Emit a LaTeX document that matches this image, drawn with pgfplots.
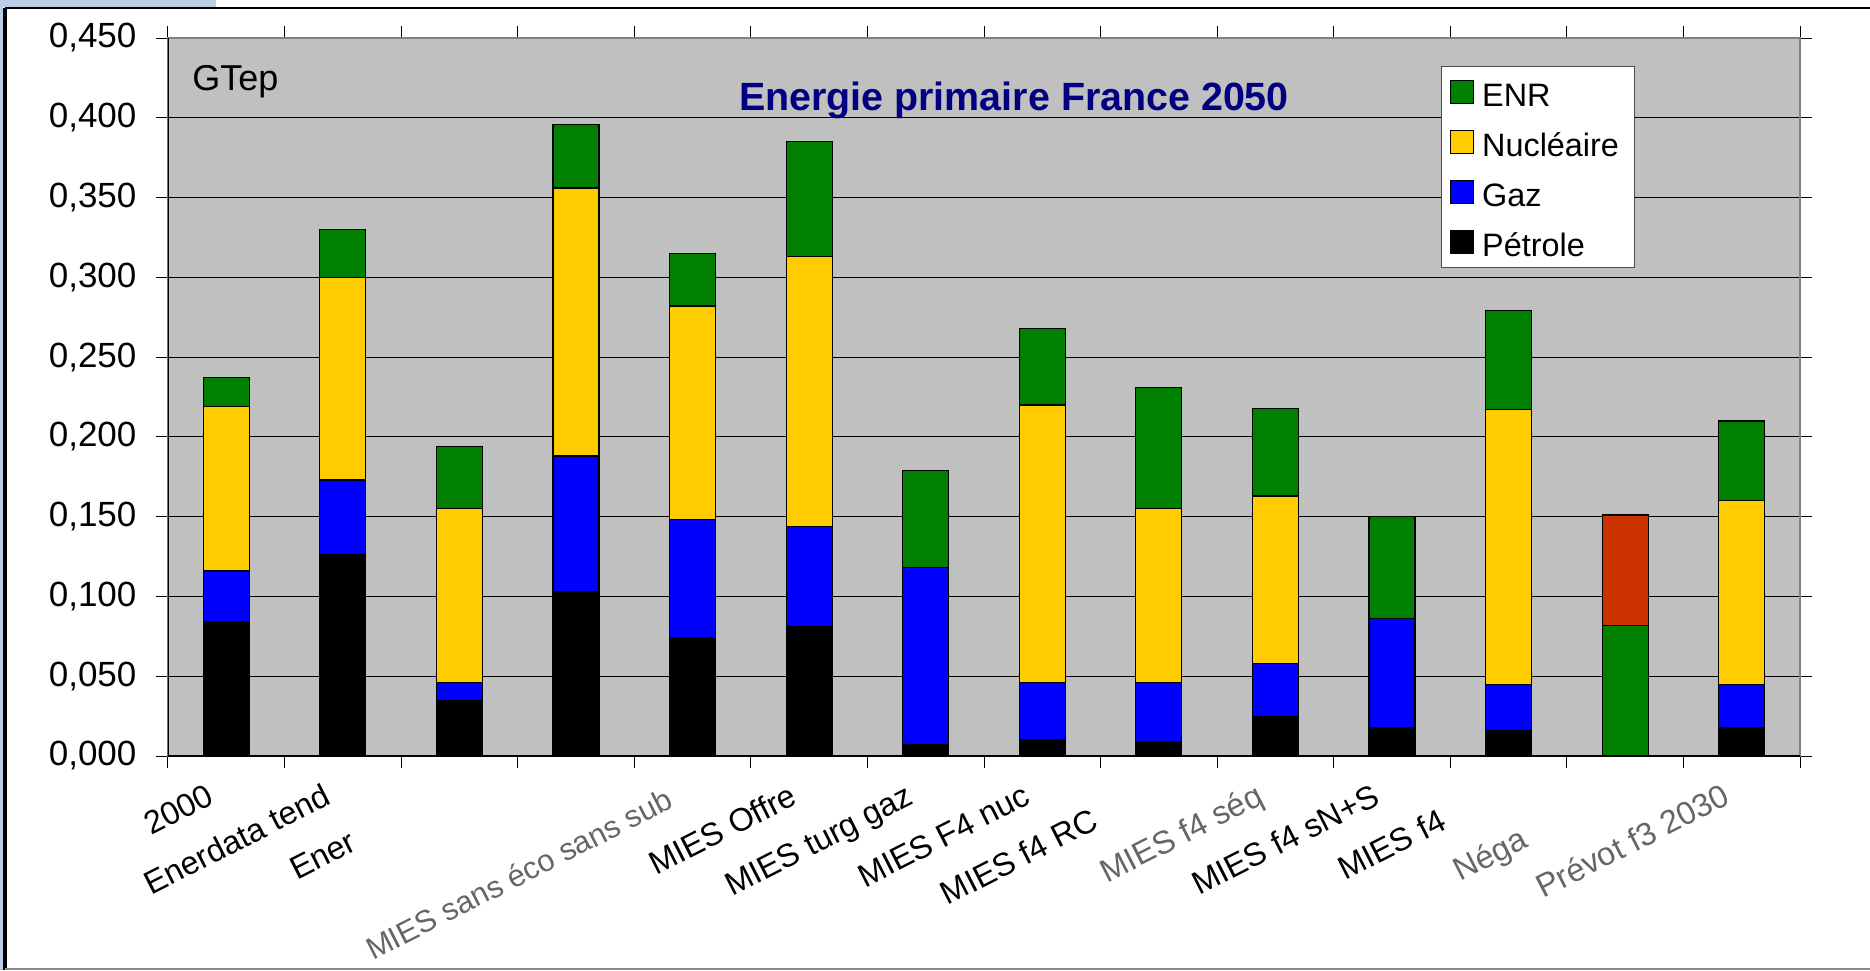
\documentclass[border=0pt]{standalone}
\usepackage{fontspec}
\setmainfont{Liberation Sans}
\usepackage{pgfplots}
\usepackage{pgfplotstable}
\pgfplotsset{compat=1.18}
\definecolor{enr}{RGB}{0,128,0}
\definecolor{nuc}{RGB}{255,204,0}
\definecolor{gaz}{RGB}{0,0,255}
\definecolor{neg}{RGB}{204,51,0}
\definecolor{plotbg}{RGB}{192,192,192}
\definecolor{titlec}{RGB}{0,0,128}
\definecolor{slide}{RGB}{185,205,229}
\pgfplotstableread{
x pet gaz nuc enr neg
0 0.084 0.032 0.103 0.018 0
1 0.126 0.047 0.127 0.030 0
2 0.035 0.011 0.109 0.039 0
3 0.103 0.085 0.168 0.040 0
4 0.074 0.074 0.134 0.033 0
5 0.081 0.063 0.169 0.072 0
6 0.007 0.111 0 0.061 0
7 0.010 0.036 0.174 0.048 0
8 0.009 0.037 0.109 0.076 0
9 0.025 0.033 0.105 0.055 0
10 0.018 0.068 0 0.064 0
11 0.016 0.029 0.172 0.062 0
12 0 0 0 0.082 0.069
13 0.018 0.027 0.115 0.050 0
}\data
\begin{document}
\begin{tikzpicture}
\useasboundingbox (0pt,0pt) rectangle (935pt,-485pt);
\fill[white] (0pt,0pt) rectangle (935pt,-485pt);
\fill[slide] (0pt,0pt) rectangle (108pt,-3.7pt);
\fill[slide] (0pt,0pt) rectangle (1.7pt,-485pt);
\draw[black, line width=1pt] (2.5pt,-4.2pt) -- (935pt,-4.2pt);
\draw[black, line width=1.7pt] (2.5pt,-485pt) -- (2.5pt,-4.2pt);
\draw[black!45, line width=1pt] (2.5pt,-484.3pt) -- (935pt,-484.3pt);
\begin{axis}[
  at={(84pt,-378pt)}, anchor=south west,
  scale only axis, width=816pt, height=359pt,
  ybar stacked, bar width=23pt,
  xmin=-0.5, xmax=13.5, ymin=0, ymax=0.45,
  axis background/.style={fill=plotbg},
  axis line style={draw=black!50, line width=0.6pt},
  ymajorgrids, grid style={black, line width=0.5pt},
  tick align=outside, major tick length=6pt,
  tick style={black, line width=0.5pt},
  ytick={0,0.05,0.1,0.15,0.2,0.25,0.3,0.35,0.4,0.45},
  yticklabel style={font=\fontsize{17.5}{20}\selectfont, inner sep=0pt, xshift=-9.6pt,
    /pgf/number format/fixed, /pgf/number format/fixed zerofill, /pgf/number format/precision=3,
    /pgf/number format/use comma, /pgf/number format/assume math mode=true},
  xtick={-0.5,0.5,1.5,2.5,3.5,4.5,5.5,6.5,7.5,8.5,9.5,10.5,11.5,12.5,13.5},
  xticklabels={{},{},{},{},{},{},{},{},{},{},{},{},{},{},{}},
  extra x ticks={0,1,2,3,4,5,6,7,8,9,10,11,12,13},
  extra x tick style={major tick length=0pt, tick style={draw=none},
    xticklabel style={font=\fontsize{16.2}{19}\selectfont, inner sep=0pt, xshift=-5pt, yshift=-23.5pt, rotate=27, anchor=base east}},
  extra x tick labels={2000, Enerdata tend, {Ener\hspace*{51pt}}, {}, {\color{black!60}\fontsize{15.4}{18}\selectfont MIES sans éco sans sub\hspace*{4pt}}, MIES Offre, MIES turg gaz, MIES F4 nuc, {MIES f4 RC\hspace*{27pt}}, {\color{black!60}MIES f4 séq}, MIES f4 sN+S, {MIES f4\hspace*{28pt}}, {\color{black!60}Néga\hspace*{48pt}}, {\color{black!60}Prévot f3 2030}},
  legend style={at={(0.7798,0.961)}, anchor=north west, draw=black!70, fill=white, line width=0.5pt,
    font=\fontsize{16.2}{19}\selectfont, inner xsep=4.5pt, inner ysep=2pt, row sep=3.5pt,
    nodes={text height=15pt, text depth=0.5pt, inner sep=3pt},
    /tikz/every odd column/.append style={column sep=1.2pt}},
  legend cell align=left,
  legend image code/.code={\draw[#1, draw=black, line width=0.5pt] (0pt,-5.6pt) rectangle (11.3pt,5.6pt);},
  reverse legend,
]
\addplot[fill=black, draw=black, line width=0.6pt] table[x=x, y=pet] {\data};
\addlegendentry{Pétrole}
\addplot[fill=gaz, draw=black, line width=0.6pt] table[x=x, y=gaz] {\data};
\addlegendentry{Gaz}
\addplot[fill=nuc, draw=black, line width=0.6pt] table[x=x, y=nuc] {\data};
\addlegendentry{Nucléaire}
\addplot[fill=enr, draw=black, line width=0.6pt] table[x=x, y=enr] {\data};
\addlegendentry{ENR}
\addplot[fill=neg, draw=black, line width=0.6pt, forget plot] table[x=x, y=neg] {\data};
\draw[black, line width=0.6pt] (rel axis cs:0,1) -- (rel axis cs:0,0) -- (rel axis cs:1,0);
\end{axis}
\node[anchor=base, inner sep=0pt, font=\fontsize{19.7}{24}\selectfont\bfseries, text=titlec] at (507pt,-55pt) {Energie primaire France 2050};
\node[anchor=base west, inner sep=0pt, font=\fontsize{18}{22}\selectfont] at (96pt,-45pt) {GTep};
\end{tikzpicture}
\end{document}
= = = = =
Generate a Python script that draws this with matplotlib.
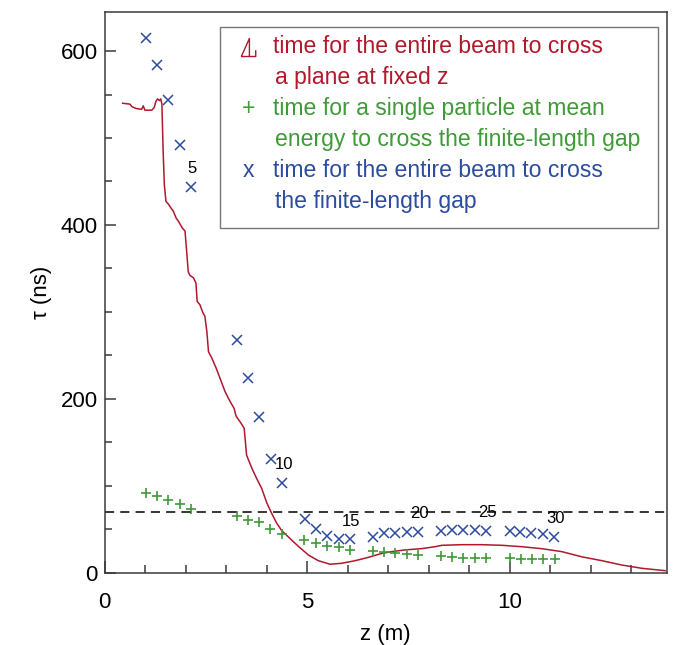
= = = = =
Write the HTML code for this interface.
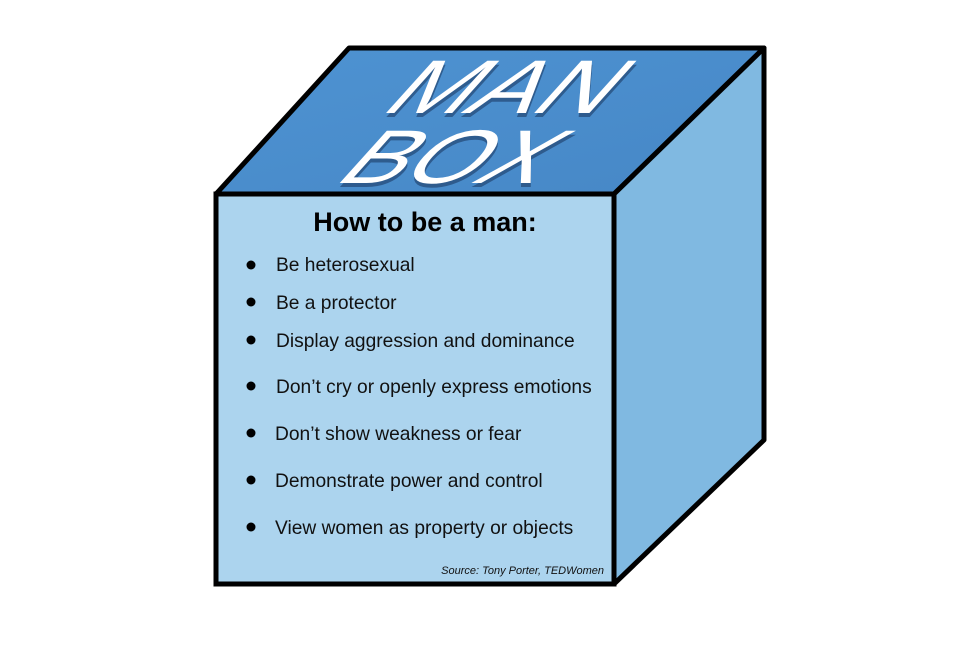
= = = = =
TASK TO CARRY OUT -> Locate the word "code" in the data above. Copy every line carrying it.

RESPONSE ->
  legend image code/.code={\draw[#1, draw=black, line width=0.5pt] (0pt,-5.6pt) rectangle (11.3pt,5.6pt);},
Write the HTML code for this interface.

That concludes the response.